- Location: Kafr Saghir, east of Aleppo, Syria
- Date: 20 March 2016
- Target: Kurdish and Arab Shi'a civilians
- Attack type: Massacre
- Deaths: 20
- Perpetrators: ISIS

= Kafr Saghir massacre =

The Kafr Saghir massacre (Komkujiya Kefêr Sixîrê) refers to the killing of at least 20 civilians by ISIS militants in the village of Kafr Saghir, located east of Aleppo, Syria, on 20 March 2016. The attack primarily targeted civilians from the Shi'a minority, further exacerbating sectarian tensions in the region.

== Background ==
Kafr Saghir is a small village with a predominantly Shi'a population, making it a target during ISIS's broader campaign of sectarian violence in Syria. The village lies near the strategic city of Aleppo, which witnessed intense fighting throughout the Syrian civil war. ISIS forces launched the attack shortly after reopening a route to the village, which had been blocked during earlier clashes in the area.

== Massacre ==
On the morning of 20 March 2016, ISIS fighters entered Kafr Saghir and systematically killed at least 20 villagers, including women and children. Eyewitness reports indicated that the attackers targeted homes and public spaces, leaving behind scenes of significant destruction.

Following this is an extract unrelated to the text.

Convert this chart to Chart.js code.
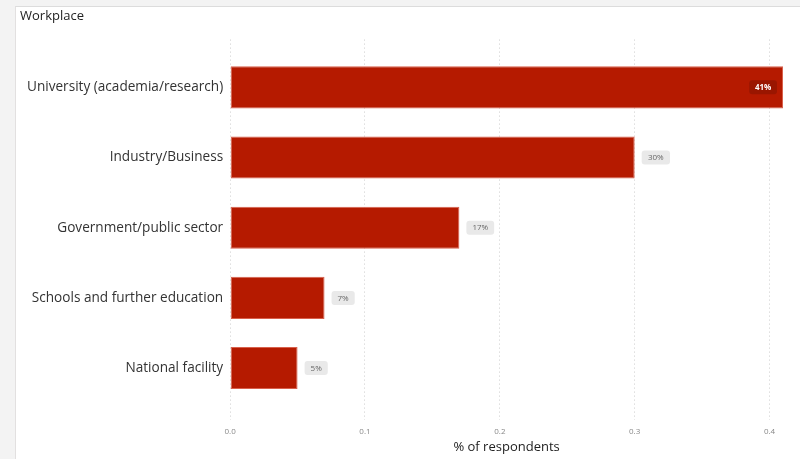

The massacre was part of a pattern of ISIS atrocities aimed at intimidating communities and solidifying control in contested areas. Local sources reported that the attackers used brutal methods, emphasizing the sectarian nature of the assault.

== Aftermath ==
Following the massacre, survivors and families of the victims called for international intervention to hold ISIS accountable. Activists highlighted the failure of local and international forces to protect vulnerable communities in the region.